Wallace Beery had had a long and successful career as a bad guy (see him as Magua in the 1920 Last of the Mohicans, for example), and, surprisingly, as a rough-hewn not-really-so bad guy with a heart of gold.  He was a big star in his time, even though he obviously lacked matinee-idol looks.  By most accounts, Beery was not as nice to work with as the characters he portrays on screen, especially for child actors; he had all the coarseness his characters usually do, without the heart of gold.  Margaret O’Brien claimed that she had to be protected by crew members from Beery’s insistence on constantly pinching her.  He and Marjorie Main were paired in a number of movies beginning around 1940 (Wyoming), as Beery had been with Marie Dressler in the 1930s.  Bad Bascomb was one of Beery’s last five movies.  It was kind of an old-fashioned film even in 1946; Beery died three years later in 1949.  For current audiences, all the bonding with young Emmy can seem slow and cloying; others find it heart-warming, as the filmmakers intended.  This is interesting as a cultural artifact, a sort of film that isn’t made now.  Use it as a test, to see if you can get into the mindset of an earlier generation of filmgoers from almost seventy years ago.

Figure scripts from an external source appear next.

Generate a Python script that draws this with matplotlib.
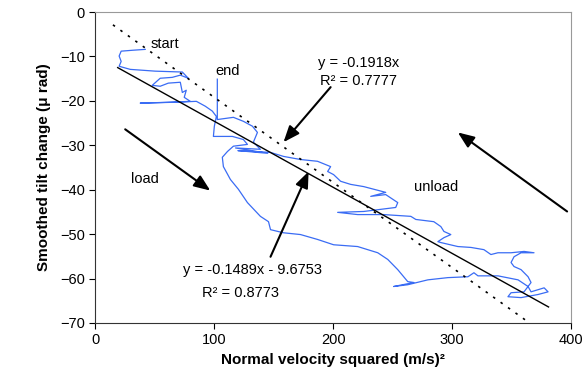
import numpy as np
import matplotlib
matplotlib.use("Agg")
import matplotlib.pyplot as plt

plt.rcParams['font.family'] = ['Liberation Sans', 'DejaVu Sans']

# smoothed tilt trace (x = velocity^2, y = tilt)
trace_x = [42.1, 31.2, 21.9, 20.2, 21.9, 20.2, 29.5, 50.5, 73.3, 78.3, 71.6, 64.8, 54.7, 48.0,
           54.7, 61.5, 71.6, 73.3, 76.6, 74.9, 80.0, 63.2, 37.9, 67.4, 85.1, 92.6, 98.5, 101.9,
           100.2, 99.4,
           115.4, 124.6, 128.0, 116.2, 111.2, 106.9, 107.8, 113.7, 120.4, 128.0, 138.9, 145.7,
           147.4, 158.3, 172.6, 186.9, 200.4, 220.6, 237.5, 245.9, 254.3, 262.7, 267.8, 250.9,
           262.7, 279.6, 296.4, 313.3, 318.3, 321.7, 338.5, 355.4, 363.8, 366.3, 377.3, 380.6,
           372.2, 357.9, 346.9, 349.5, 360.4, 366.3, 363.8, 357.9, 352.0, 349.5, 352.0, 357.9,
           368.8, 360.4, 349.5, 338.5, 332.6, 326.7, 315.8, 304.8, 290.5, 288.0, 293.1, 298.9,
           293.1, 290.5, 284.6,
           269.5, 265.3, 242.5, 220.6, 203.8, 225.7, 252.6, 254.3, 244.2, 231.6, 244.2, 225.7,
           214.7, 206.3, 200.4, 195.4, 197.9, 186.9, 172.6, 158.3, 147.4, 120.0, 145.0, 118.0,
           138.9, 133.0, 136.4, 132.2, 124.6, 116.2, 102.7, 102.7]
trace_y = [-8.4, -8.6, -8.8, -9.9, -11.1, -12.2, -12.9, -13.3, -13.5, -14.9, -14.2, -14.7, -14.9, -16.5,
           -16.7, -16.0, -15.8, -18.1, -17.6, -19.2, -20.1, -20.3, -20.5, -20.3, -20.1, -21.2, -22.3, -23.5,
           -25.7, -28.0,
           -28.0, -28.7, -29.8, -30.2, -31.4, -32.7, -34.8, -37.7, -39.9, -42.9, -46.0, -47.2,
           -49.0, -49.7, -50.1, -51.2, -52.4, -52.8, -54.2, -55.7, -58.0, -60.7, -60.9, -61.8,
           -61.4, -60.3, -59.8, -59.6, -58.7, -59.4, -59.4, -60.3, -61.8, -63.0, -62.1, -63.0,
           -63.6, -64.3, -64.1, -63.2, -63.0, -60.9, -59.6, -58.0, -57.3, -56.4, -55.1, -54.2,
           -54.2, -53.9, -54.2, -54.2, -54.6, -53.5, -53.0, -52.8, -51.9, -51.7, -50.8, -50.1,
           -49.4, -48.3, -47.2,
           -46.7, -46.0, -45.6, -45.6, -45.1, -44.9, -44.0, -42.9, -41.1, -41.5, -40.6, -39.3,
           -38.8, -38.1, -36.6, -35.9, -34.8, -33.6, -33.2, -32.5, -31.6, -31.2, -31.8, -30.6,
           -30.9, -29.3, -27.1, -25.7, -24.6, -23.7, -24.2, -15.1]

# fitted lines
fit1_slope, fit1_icpt = -0.1489, -9.6753
fit1_range = [19, 381]
fit2_slope = -0.1918
fit2_range = [15, 365]

x_ticks = [0, 100, 200, 300, 400]
y_ticks = [0, -10, -20, -30, -40, -50, -60, -70]

fig = plt.figure(figsize=(5.87, 3.90), dpi=100)
ax = fig.add_axes([0.162, 0.172, 0.811, 0.797])

ax.plot(trace_x, trace_y, color='#3a6cf4', lw=0.9)

fx = np.array(fit1_range)
ax.plot(fx, fit1_slope * fx + fit1_icpt, color='black', lw=1.0)
dx = np.array(fit2_range)
ax.plot(dx, fit2_slope * dx, color='black', lw=1.2, linestyle=(0, (1.5, 4)))

ax.set_xlim(0, 400)
ax.set_ylim(-70, 0)
ax.set_xticks(x_ticks)
ax.set_yticks(y_ticks)
ax.tick_params(labelsize=10.5, direction='out', length=4, colors='black')
for s in ['left', 'bottom']:
    ax.spines[s].set_color('#333333')
for s in ['top', 'right']:
    ax.spines[s].set_color('#999999')

ax.set_xlabel("Normal velocity squared (m/s)²", fontsize=11, fontweight='bold', labelpad=4)
ax.set_ylabel("Smoothed tilt change (μ rad)", fontsize=11, fontweight='bold', labelpad=6)

fs = 10.5
ax.text(46.3, -7.2, "start", fontsize=fs, ha='left', va='center')
ax.text(101, -13.3, "end", fontsize=fs, ha='left', va='center')
ax.text(221.5, -11.5, "y = -0.1918x", fontsize=fs, ha='center', va='center')
ax.text(221.5, -15.6, "R² = 0.7777", fontsize=fs, ha='center', va='center')
ax.text(42.1, -37.7, "load", fontsize=fs, ha='center', va='center')
ax.text(286.3, -39.5, "unload", fontsize=fs, ha='center', va='center')
ax.text(132.2, -58.0, "y = -0.1489x - 9.6753", fontsize=fs, ha='center', va='center')
ax.text(122.1, -63.2, "R² = 0.8773", fontsize=fs, ha='center', va='center')

arrow = dict(arrowstyle='-|>,head_length=0.7,head_width=0.28', color='black', lw=1.5,
             mutation_scale=14, shrinkA=0, shrinkB=0)
ax.annotate("", xy=(158.3, -29.3), xytext=(197.9, -16.9), arrowprops=arrow)
ax.annotate("", xy=(179.4, -35.9), xytext=(147.4, -55.1), arrowprops=arrow)
ax.annotate("", xy=(96.8, -40.2), xytext=(25.3, -26.4), arrowprops=arrow)
ax.annotate("", xy=(304.8, -27.1), xytext=(396.6, -44.9), arrowprops=arrow)

fig.savefig("out.png", dpi=100)
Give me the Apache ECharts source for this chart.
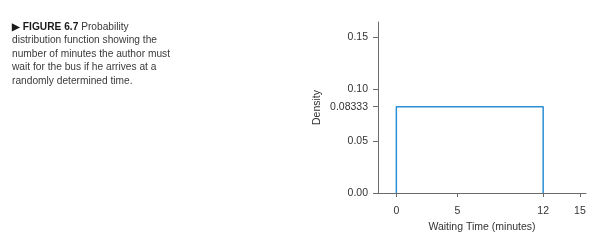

You might see this as similar in theme to Angel and the Badman, made a year later in 1947, where an outlaw is reformed by his love (fatherly in this case, rather than romantic, as in Angel) for a young religious female.  It is also said that Bascomb inspired Anthony Mann in making one of his own westerns taking a Bascomb theme (bad guy-fugitive seeks refuge in/leads wagon train) in 1954’s Bend of the River. The opening scene of Bend of the River pays homage to Bad Bascomb by having James Stewart ride up to a wagon and receive a piece of food from a little girl. Some say that more than twenty years later in the original True Grit, John Wayne was channeling Wallace Beery as Rooster Cogburn, and winning his only Best Actor Oscar for it.  In black and white, at 112 minutes.  Filmed on location in Jackson Hole, Wyoming.